6. L’INFLUENCE DE CHATEAUBRIAND.


Il y a des parties mortes dans l’œuvre de Chateaubriand : ses idées philosophiques, son style empire, et — ce qu’il faut regretter — son romantisme classique, sa vision pittoresque de la civilisation grecque et romaine. On laissera tomber tout cela : et l’on ne prendra que les parties franchement modernes de son inspiration. De celles-ci coulera tout le romantisme, histoire et poésie.

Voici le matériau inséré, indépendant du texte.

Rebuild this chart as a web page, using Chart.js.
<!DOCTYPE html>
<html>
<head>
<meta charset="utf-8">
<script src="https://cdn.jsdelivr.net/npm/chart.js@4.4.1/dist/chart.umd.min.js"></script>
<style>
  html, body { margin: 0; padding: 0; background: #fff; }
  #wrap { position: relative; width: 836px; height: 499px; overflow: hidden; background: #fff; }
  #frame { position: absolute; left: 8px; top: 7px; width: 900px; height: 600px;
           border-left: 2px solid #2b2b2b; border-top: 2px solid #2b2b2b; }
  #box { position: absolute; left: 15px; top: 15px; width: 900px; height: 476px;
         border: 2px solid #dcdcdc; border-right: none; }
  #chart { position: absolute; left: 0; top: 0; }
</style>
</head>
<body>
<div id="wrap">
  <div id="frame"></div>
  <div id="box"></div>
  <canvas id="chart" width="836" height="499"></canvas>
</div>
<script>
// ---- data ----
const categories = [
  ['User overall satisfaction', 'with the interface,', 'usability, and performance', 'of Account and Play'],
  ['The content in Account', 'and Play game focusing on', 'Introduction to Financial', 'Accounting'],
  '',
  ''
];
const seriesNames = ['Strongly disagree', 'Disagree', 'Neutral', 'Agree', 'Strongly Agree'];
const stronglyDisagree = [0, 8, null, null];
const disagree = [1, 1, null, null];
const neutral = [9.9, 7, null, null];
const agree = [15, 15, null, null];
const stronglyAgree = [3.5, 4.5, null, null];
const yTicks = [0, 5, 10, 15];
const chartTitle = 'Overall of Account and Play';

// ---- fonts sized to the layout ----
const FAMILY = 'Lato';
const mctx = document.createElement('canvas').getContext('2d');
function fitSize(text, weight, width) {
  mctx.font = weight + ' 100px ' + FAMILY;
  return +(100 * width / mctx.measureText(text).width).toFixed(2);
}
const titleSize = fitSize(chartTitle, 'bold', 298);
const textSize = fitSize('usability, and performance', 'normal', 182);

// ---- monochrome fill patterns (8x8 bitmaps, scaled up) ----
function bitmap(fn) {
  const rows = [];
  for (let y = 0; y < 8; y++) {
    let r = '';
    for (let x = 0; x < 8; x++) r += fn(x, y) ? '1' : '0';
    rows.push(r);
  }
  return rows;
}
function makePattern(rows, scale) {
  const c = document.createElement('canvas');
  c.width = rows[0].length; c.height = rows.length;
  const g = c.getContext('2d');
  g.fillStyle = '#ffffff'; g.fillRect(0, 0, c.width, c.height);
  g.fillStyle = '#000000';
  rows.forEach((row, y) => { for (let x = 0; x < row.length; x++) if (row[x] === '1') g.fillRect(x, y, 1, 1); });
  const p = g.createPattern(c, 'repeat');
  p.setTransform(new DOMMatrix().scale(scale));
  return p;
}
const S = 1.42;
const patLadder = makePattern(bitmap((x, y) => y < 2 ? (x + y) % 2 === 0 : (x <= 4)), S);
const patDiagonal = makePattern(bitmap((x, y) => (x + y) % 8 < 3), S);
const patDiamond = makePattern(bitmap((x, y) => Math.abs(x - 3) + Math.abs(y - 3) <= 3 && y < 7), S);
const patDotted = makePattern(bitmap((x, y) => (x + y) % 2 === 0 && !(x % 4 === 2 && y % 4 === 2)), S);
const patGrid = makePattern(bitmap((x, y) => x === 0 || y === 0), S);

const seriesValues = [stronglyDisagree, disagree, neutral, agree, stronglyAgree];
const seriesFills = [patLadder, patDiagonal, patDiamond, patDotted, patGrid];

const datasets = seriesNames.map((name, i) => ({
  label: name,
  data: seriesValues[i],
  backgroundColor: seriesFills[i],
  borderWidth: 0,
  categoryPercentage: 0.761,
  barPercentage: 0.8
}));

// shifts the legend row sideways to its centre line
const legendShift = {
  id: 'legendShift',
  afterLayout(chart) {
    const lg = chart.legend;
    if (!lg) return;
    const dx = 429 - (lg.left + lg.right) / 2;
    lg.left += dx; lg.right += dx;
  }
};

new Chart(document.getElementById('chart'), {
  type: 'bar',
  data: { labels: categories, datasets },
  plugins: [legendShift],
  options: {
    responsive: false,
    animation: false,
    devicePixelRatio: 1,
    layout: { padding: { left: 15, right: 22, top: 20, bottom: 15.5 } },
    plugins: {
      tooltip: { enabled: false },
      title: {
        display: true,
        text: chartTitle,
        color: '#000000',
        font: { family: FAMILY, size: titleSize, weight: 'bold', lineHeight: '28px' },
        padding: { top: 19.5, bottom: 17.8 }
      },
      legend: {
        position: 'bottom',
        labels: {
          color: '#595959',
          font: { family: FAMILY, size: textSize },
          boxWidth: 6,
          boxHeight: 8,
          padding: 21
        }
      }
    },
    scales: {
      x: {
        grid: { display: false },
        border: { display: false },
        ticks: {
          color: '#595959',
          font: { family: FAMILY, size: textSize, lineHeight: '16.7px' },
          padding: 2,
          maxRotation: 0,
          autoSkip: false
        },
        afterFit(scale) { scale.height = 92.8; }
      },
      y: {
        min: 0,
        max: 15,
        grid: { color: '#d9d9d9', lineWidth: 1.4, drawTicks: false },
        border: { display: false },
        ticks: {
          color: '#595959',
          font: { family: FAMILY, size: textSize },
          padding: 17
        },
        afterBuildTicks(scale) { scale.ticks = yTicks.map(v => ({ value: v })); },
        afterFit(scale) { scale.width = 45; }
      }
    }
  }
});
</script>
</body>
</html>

Il a donné des leçons d’individualisme, dont nos romantiques s’inspireront; et à travers Byron, ce sera encore Chateaubriand qui leur reviendra. Le héros romantique, victime de la destinée sombre par état et désespéré, est sa création. Il y a même dans René un dilettante de la révolte et du crime qui se fait une volupté d’être seul contre toute la société : « Se sentir innocent et être condamné par la loi était dans la nature des idées de René une espèce de triomphe sur l’ordre social ». L’ennui, la mélancolie, tout le vague de l’âme de Chateaubriand, séparé de sa puissance pittoresque, formera le courant lamartinien[2]. A chaque instant, dans une lecture rapide, se notent les thèmes auxquels il ne manque que le vers de Lamartine. Et quand Chateaubriand écrit en vers, il semble remplir l’intervalle entre Fontanes ou Chênedollé

  1. Génie, I, v, 7 et 12 ; Itinéraire, I, éd. Garnier, p. 193 ; Martyrs, l, XIX (éd. G., p. 263), et Itinéraire, III.
  2. Dans René et les Natchez, l’inspiration de l’Isolement et en général des Méditations. La méditation de René voyageant, et la pièce de l'Homme, adressée à Byron. Jocelyn s’attache au Génie, p. IV, l. I, ch. 7, 8, 9, et l. III, ch. 2, et à René. Les Mémoires d’outre-tombe sont tout pleins de thèmes lamartiniens (I, 214 ; III, 207, etc.), mais vu la date de leur publication, il y a ici seulement harmonie, et non influence.